Un Milan che sulla fascia alta di sinistra ha un esterno destro adattato, perché sia ​​Okafor che Leao in campo e in panchina non ci sono, siedono in tribuna. Perché l’unico giocatore sopra i 5 gol (ne ha 8) nell’intera rosa ha 37 anni e se gli acciacchi dell’età dovessero farsi sentire il Milan sparirebbe, come è successo. Perché il regista titolare (Bennacer) è fuori da 6 mesi, perché il suo vice (Krunic) fa il centrale difensivo adattato e perché il vice del suo vice (Adli) ha fin qui giocato 559 minuti, in stagione? Vi chiederete, no, in due anni. Perché i terzini sono sempre gli stessi, perché le mezzali sono nuove eccetera, eccetera…

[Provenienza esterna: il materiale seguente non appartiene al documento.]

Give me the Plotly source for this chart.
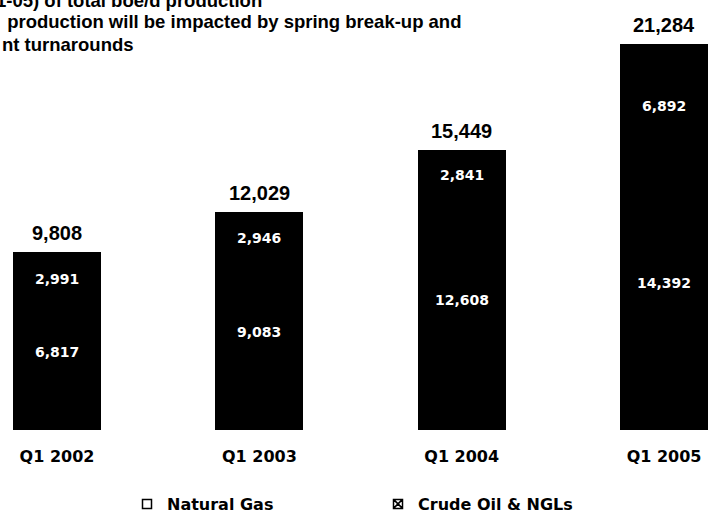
"""
Quarterly boe/d production, stacked by product (Q1 2002 - Q1 2005).
"""

import plotly.graph_objects as go

quarters = ["Q1 2002", "Q1 2003", "Q1 2004", "Q1 2005"]
natural_gas = [6817, 9083, 12608, 14392]
crude_oil_ngls = [2991, 2946, 2841, 6892]
totals = [9808, 12029, 15449, 21284]

header_lines = [
    "1-05) of total boe/d production",
    " production will be impacted by spring break-up and",
    "nt turnarounds",
]

ARIAL = "Liberation Sans, Arial, sans-serif"
WIDE = "DejaVu Sans, Liberation Sans, sans-serif"

fig = go.Figure()

# both segments print as solid black in the source
fig.add_trace(go.Bar(
    x=quarters, y=natural_gas, name="Natural Gas",
    marker=dict(color="#000000", line=dict(width=0)),
    width=0.435, showlegend=False, hoverinfo="y",
))
fig.add_trace(go.Bar(
    x=quarters, y=crude_oil_ngls, name="Crude Oil & NGLs",
    marker=dict(color="#000000", line=dict(width=0)),
    width=0.435, showlegend=False, hoverinfo="y",
))

# legend swatches (the scan shows light squares, not the black bar fill)
fig.add_trace(go.Scatter(
    x=[None], y=[None], mode="markers", name="Natural Gas",
    marker=dict(symbol="square-open", size=9, color="#000000", line=dict(width=1.5)),
))
fig.add_trace(go.Scatter(
    x=[None], y=[None], mode="markers", name="Crude Oil & NGLs",
    marker=dict(symbol="square-x-open", size=9, color="#000000", line=dict(width=1.5)),
))

annotations = []
for q, gas, oil, tot in zip(quarters, natural_gas, crude_oil_ngls, totals):
    # total above the bar
    annotations.append(dict(
        x=q, y=tot, text=f"{tot:,}", showarrow=False, yanchor="bottom", yshift=6,
        font=dict(family=ARIAL, size=20, color="#000000", weight="bold"),
    ))
    # segment labels
    annotations.append(dict(
        x=q, y=gas + oil / 2, text=f"{oil:,}", showarrow=False,
        font=dict(family=WIDE, size=14, color="#ffffff", weight="bold"),
    ))
    annotations.append(dict(
        x=q, y=gas / 2, text=f"{gas:,}", showarrow=False, yshift=16,
        font=dict(family=WIDE, size=14, color="#ffffff", weight="bold"),
    ))

# header text, cropped at the top-left in the source
header_rows_px = [0, 22, 44]
for i, (line, row) in enumerate(zip(header_lines, header_rows_px)):
    annotations.append(dict(
        xref="paper", yref="paper", x=0, y=1 - row / 430,
        xanchor="left", yanchor="middle", xshift=-6 if i == 0 else 0,
        text=line, showarrow=False, align="left",
        font=dict(family=ARIAL, size=18.5, color="#000000", weight="bold"),
    ))

fig.update_layout(
    barmode="stack",
    width=710,
    height=518,
    margin=dict(l=0, r=0, t=0, b=88, autoexpand=False),
    paper_bgcolor="white",
    plot_bgcolor="white",
    font=dict(family=ARIAL, color="#000000"),
    xaxis=dict(
        type="category",
        range=[-0.2817, 3.227],
        showgrid=False, zeroline=False, showline=False, ticks="",
        ticklabelstandoff=15,
        tickfont=dict(family=WIDE, size=16, color="#000000", weight="bold"),
    ),
    yaxis=dict(
        range=[0, 23691],
        visible=False,
    ),
    legend=dict(
        orientation="h",
        traceorder="normal",
        x=127 / 710, y=-74 / 430,
        xanchor="left", yanchor="middle",
        entrywidth=206,
        font=dict(family=WIDE, size=16, color="#000000", weight="bold"),
        bgcolor="rgba(0,0,0,0)",
    ),
    annotations=annotations,
    showlegend=True,
)

# drop the page's default body margin so the figure sits at the window's corner
fig.write_html(
    "out.html",
    config={"displayModeBar": False},
    post_script="document.body.style.margin = '0';",
)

Non il Milan, ma questo Milan, ad oggi non è in grado di disputare tre competizioni, punto. E l’esempio più palese ce lo da il campionato e il fatto che i rossoneri (diciamocelo) più che guardare avanti a Juventus e Inter, si guardano indietro. Perché i cinque e sei punti che separano la squadra di Pioli da Roma, Atalanta e Fiorentina, rispettivamente quinte, settime e ottave, sembrano molti meno rispetto agli stessi 4 e 6 punti che dividono il Milan dal secondo e primo posto. Perché? Perché sabato con il Frosinone il Milan avrà un difensore centrale di ruolo in tutta la rosa; perché in attacco non ci sarà Giroud e perché Leao e Okafor probabilmente siederanno in panchina. Perché il sabato successivo c’è l’Atalanta e, a parte Giroud, il Milan probabilmente avrà gli stessi problemi. Ed ecco dunque il perché di questa percezione, il perché di questa malinconia, nella speranza che ancora una volta Pioli sappia uscire il coniglio dal cilindro.

I miracoli di Pioli

Sì, perché il Milan nelle due passate stagioni ha spesso dimostrato che “non si vive di solo realismo” e ha inanellato, sotto la guida di Pioli, traguardi sulla carta irraggiungibili come lo Scudetto e una semifinale di Champions, pur avendo quasi gli stessi problemi di oggi. Però i limiti non si possono superare sempre, perché la benzina finisce per tutti, anche per chi da “Out” diventa “On Fire”. Oggi Pioli torna “Out” perché, a differenza del passato, non sembra più in grado di superare l’ostacolo più arduo: quello della realtà.

Ed ecco quindi che parlare di Europa League, matematica se si vincesse con il Newcastle, sarebbe certamente la strada giusta. Perché se l’Europa League la giochi vai avanti e se vai avanti guadagni soldi, se guadagni soldi la puoi vincere e se la vinci sei in Champions senza passare dal campionato e in estate ti fai pure la Supercoppa Europea. E se…

La reale necessità

La realtà invece ci dice che questo Milano ha dei limiti che per la prima volta nell’epoca Pioli non è in grado di superare, dei limiti che per la prima volta farebbero bene ad essere chiari, vividi e consapevoli. Questo Milan deve raggiungere i primi quattro posti in campionato, punto. Perché quello non è un obiettivo, ma una necessità primaria. Ecco perché i 25 milioni massimi ricavabili dalla partecipazione all’Europa League farebbero comodo, ma a che prezzo?

Obiettivi contro necessità, limiti contro miracoli, sogno contro realtà. Io so a quale lato voler appartenere, ma so anche che non sempre quello che si desidera coincide con quello che si può avere.